**Exercise instructions**
Write the data out again exactly, dropping any images it holds.

**Raw data**

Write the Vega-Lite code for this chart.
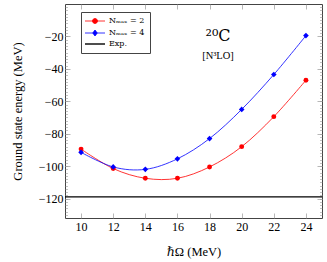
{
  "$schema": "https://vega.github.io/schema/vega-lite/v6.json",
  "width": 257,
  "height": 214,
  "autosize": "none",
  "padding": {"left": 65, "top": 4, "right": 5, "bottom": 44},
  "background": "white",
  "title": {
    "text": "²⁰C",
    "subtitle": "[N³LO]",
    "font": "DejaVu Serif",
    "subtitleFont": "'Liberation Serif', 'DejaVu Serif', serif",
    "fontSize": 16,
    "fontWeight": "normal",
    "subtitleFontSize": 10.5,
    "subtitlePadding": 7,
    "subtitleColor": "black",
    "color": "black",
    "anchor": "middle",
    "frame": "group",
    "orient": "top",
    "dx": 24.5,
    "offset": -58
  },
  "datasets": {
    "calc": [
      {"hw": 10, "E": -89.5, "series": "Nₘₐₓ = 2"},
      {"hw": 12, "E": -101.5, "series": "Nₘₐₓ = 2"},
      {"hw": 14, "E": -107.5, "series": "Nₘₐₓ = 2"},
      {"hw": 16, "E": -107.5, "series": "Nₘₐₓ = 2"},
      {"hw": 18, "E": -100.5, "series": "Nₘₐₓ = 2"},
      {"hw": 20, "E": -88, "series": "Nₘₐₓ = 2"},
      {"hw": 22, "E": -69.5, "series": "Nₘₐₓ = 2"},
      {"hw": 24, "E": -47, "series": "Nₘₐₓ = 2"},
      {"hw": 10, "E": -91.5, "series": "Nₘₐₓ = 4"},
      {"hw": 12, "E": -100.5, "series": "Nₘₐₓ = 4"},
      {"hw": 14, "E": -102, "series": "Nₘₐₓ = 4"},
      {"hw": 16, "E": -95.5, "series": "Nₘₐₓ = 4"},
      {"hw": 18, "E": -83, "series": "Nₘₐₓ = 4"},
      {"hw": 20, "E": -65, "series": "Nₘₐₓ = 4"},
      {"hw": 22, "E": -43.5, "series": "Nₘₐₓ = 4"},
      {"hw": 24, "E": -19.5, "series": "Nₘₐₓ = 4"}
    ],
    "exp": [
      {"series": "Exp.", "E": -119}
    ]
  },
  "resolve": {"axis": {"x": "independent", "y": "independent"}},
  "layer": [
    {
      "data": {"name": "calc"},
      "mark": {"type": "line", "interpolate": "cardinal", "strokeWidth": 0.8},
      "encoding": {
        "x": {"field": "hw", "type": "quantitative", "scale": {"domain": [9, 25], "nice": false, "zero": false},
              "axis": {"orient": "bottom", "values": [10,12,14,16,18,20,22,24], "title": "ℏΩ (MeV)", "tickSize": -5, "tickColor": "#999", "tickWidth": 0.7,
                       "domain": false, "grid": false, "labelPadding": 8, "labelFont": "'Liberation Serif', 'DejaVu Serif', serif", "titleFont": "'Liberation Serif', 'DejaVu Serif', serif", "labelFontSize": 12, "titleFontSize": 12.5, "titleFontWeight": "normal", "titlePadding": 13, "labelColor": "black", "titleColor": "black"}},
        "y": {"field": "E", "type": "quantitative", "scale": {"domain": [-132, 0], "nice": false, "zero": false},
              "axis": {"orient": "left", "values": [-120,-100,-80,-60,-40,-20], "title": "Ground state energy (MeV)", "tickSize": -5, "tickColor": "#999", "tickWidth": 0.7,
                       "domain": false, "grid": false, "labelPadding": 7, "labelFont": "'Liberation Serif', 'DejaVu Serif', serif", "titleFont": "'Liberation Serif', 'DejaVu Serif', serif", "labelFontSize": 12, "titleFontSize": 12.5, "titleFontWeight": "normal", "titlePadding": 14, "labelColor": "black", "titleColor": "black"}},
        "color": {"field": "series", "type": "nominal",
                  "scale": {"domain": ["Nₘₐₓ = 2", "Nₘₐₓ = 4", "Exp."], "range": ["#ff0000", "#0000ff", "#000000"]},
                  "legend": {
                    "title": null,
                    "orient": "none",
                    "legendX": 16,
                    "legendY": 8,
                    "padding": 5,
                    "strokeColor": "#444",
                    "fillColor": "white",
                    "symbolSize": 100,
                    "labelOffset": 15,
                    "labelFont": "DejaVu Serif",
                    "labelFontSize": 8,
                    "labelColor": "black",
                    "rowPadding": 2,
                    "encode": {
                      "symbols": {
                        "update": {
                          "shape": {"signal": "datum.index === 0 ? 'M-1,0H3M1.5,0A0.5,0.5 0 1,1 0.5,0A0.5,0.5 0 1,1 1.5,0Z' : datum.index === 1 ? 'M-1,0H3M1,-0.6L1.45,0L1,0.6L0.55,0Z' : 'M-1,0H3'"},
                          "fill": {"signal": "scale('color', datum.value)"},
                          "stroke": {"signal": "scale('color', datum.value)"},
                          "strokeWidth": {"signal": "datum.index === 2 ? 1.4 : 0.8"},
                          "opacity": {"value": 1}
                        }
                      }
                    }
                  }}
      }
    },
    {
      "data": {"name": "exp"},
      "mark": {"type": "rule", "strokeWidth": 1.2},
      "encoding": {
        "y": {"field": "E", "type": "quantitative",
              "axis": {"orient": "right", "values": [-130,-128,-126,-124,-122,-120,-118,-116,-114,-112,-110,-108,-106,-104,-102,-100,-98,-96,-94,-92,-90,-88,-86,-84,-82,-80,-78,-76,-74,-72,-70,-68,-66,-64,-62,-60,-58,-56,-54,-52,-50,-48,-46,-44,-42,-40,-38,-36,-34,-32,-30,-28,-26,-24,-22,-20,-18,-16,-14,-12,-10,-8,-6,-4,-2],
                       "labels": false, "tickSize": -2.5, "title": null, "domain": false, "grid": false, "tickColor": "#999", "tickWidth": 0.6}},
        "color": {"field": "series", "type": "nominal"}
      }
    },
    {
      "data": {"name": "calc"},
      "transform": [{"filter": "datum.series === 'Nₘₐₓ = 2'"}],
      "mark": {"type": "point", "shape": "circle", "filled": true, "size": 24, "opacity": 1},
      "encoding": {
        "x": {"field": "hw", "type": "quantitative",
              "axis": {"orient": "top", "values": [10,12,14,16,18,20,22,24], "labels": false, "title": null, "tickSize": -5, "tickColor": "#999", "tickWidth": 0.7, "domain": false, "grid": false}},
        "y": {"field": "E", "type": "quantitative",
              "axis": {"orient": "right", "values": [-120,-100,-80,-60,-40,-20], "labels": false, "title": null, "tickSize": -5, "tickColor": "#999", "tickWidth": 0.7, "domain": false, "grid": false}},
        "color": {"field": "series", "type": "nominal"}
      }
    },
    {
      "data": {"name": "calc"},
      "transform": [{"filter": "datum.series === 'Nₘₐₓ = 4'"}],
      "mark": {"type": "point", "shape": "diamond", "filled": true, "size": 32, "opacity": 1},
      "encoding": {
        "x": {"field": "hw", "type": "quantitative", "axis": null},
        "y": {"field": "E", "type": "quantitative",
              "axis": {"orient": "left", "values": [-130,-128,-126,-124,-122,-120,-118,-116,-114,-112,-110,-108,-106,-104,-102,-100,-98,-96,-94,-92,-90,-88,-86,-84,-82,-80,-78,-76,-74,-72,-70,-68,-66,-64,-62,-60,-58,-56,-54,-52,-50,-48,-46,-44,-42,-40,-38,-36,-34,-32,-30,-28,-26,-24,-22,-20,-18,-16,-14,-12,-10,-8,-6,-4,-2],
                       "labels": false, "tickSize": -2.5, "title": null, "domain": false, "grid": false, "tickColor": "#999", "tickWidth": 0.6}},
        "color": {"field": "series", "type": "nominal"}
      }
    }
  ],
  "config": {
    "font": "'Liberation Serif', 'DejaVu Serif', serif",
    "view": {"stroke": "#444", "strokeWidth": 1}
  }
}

**Correct answer**
Write the Vega-Lite code for this chart.
{
  "$schema": "https://vega.github.io/schema/vega-lite/v6.json",
  "width": 257,
  "height": 214,
  "autosize": "none",
  "padding": {"left": 65, "top": 4, "right": 5, "bottom": 44},
  "background": "white",
  "title": {
    "text": "²⁰C",
    "subtitle": "[N³LO]",
    "font": "DejaVu Serif",
    "subtitleFont": "'Liberation Serif', 'DejaVu Serif', serif",
    "fontSize": 16,
    "fontWeight": "normal",
    "subtitleFontSize": 10.5,
    "subtitlePadding": 7,
    "subtitleColor": "black",
    "color": "black",
    "anchor": "middle",
    "frame": "group",
    "orient": "top",
    "dx": 24.5,
    "offset": -58
  },
  "datasets": {
    "calc": [
      {"hw": 10, "E": -89.5, "series": "Nₘₐₓ = 2"},
      {"hw": 12, "E": -101.5, "series": "Nₘₐₓ = 2"},
      {"hw": 14, "E": -107.5, "series": "Nₘₐₓ = 2"},
      {"hw": 16, "E": -107.5, "series": "Nₘₐₓ = 2"},
      {"hw": 18, "E": -100.5, "series": "Nₘₐₓ = 2"},
      {"hw": 20, "E": -88, "series": "Nₘₐₓ = 2"},
      {"hw": 22, "E": -69.5, "series": "Nₘₐₓ = 2"},
      {"hw": 24, "E": -47, "series": "Nₘₐₓ = 2"},
      {"hw": 10, "E": -91.5, "series": "Nₘₐₓ = 4"},
      {"hw": 12, "E": -100.5, "series": "Nₘₐₓ = 4"},
      {"hw": 14, "E": -102, "series": "Nₘₐₓ = 4"},
      {"hw": 16, "E": -95.5, "series": "Nₘₐₓ = 4"},
      {"hw": 18, "E": -83, "series": "Nₘₐₓ = 4"},
      {"hw": 20, "E": -65, "series": "Nₘₐₓ = 4"},
      {"hw": 22, "E": -43.5, "series": "Nₘₐₓ = 4"},
      {"hw": 24, "E": -19.5, "series": "Nₘₐₓ = 4"}
    ],
    "exp": [
      {"series": "Exp.", "E": -119}
    ]
  },
  "resolve": {"axis": {"x": "independent", "y": "independent"}},
  "layer": [
    {
      "data": {"name": "calc"},
      "mark": {"type": "line", "interpolate": "cardinal", "strokeWidth": 0.8},
      "encoding": {
        "x": {"field": "hw", "type": "quantitative", "scale": {"domain": [9, 25], "nice": false, "zero": false},
              "axis": {"orient": "bottom", "values": [10,12,14,16,18,20,22,24], "title": "ℏΩ (MeV)", "tickSize": -5, "tickColor": "#999", "tickWidth": 0.7,
                       "domain": false, "grid": false, "labelPadding": 8, "labelFont": "'Liberation Serif', 'DejaVu Serif', serif", "titleFont": "'Liberation Serif', 'DejaVu Serif', serif", "labelFontSize": 12, "titleFontSize": 12.5, "titleFontWeight": "normal", "titlePadding": 13, "labelColor": "black", "titleColor": "black"}},
        "y": {"field": "E", "type": "quantitative", "scale": {"domain": [-132, 0], "nice": false, "zero": false},
              "axis": {"orient": "left", "values": [-120,-100,-80,-60,-40,-20], "title": "Ground state energy (MeV)", "tickSize": -5, "tickColor": "#999", "tickWidth": 0.7,
                       "domain": false, "grid": false, "labelPadding": 7, "labelFont": "'Liberation Serif', 'DejaVu Serif', serif", "titleFont": "'Liberation Serif', 'DejaVu Serif', serif", "labelFontSize": 12, "titleFontSize": 12.5, "titleFontWeight": "normal", "titlePadding": 14, "labelColor": "black", "titleColor": "black"}},
        "color": {"field": "series", "type": "nominal",
                  "scale": {"domain": ["Nₘₐₓ = 2", "Nₘₐₓ = 4", "Exp."], "range": ["#ff0000", "#0000ff", "#000000"]},
                  "legend": {
                    "title": null,
                    "orient": "none",
                    "legendX": 16,
                    "legendY": 8,
                    "padding": 5,
                    "strokeColor": "#444",
                    "fillColor": "white",
                    "symbolSize": 100,
                    "labelOffset": 15,
                    "labelFont": "DejaVu Serif",
                    "labelFontSize": 8,
                    "labelColor": "black",
                    "rowPadding": 2,
                    "encode": {
                      "symbols": {
                        "update": {
                          "shape": {"signal": "datum.index === 0 ? 'M-1,0H3M1.5,0A0.5,0.5 0 1,1 0.5,0A0.5,0.5 0 1,1 1.5,0Z' : datum.index === 1 ? 'M-1,0H3M1,-0.6L1.45,0L1,0.6L0.55,0Z' : 'M-1,0H3'"},
                          "fill": {"signal": "scale('color', datum.value)"},
                          "stroke": {"signal": "scale('color', datum.value)"},
                          "strokeWidth": {"signal": "datum.index === 2 ? 1.4 : 0.8"},
                          "opacity": {"value": 1}
                        }
                      }
                    }
                  }}
      }
    },
    {
      "data": {"name": "exp"},
      "mark": {"type": "rule", "strokeWidth": 1.2},
      "encoding": {
        "y": {"field": "E", "type": "quantitative",
              "axis": {"orient": "right", "values": [-130,-128,-126,-124,-122,-120,-118,-116,-114,-112,-110,-108,-106,-104,-102,-100,-98,-96,-94,-92,-90,-88,-86,-84,-82,-80,-78,-76,-74,-72,-70,-68,-66,-64,-62,-60,-58,-56,-54,-52,-50,-48,-46,-44,-42,-40,-38,-36,-34,-32,-30,-28,-26,-24,-22,-20,-18,-16,-14,-12,-10,-8,-6,-4,-2],
                       "labels": false, "tickSize": -2.5, "title": null, "domain": false, "grid": false, "tickColor": "#999", "tickWidth": 0.6}},
        "color": {"field": "series", "type": "nominal"}
      }
    },
    {
      "data": {"name": "calc"},
      "transform": [{"filter": "datum.series === 'Nₘₐₓ = 2'"}],
      "mark": {"type": "point", "shape": "circle", "filled": true, "size": 24, "opacity": 1},
      "encoding": {
        "x": {"field": "hw", "type": "quantitative",
              "axis": {"orient": "top", "values": [10,12,14,16,18,20,22,24], "labels": false, "title": null, "tickSize": -5, "tickColor": "#999", "tickWidth": 0.7, "domain": false, "grid": false}},
        "y": {"field": "E", "type": "quantitative",
              "axis": {"orient": "right", "values": [-120,-100,-80,-60,-40,-20], "labels": false, "title": null, "tickSize": -5, "tickColor": "#999", "tickWidth": 0.7, "domain": false, "grid": false}},
        "color": {"field": "series", "type": "nominal"}
      }
    },
    {
      "data": {"name": "calc"},
      "transform": [{"filter": "datum.series === 'Nₘₐₓ = 4'"}],
      "mark": {"type": "point", "shape": "diamond", "filled": true, "size": 32, "opacity": 1},
      "encoding": {
        "x": {"field": "hw", "type": "quantitative", "axis": null},
        "y": {"field": "E", "type": "quantitative",
              "axis": {"orient": "left", "values": [-130,-128,-126,-124,-122,-120,-118,-116,-114,-112,-110,-108,-106,-104,-102,-100,-98,-96,-94,-92,-90,-88,-86,-84,-82,-80,-78,-76,-74,-72,-70,-68,-66,-64,-62,-60,-58,-56,-54,-52,-50,-48,-46,-44,-42,-40,-38,-36,-34,-32,-30,-28,-26,-24,-22,-20,-18,-16,-14,-12,-10,-8,-6,-4,-2],
                       "labels": false, "tickSize": -2.5, "title": null, "domain": false, "grid": false, "tickColor": "#999", "tickWidth": 0.6}},
        "color": {"field": "series", "type": "nominal"}
      }
    }
  ],
  "config": {
    "font": "'Liberation Serif', 'DejaVu Serif', serif",
    "view": {"stroke": "#444", "strokeWidth": 1}
  }
}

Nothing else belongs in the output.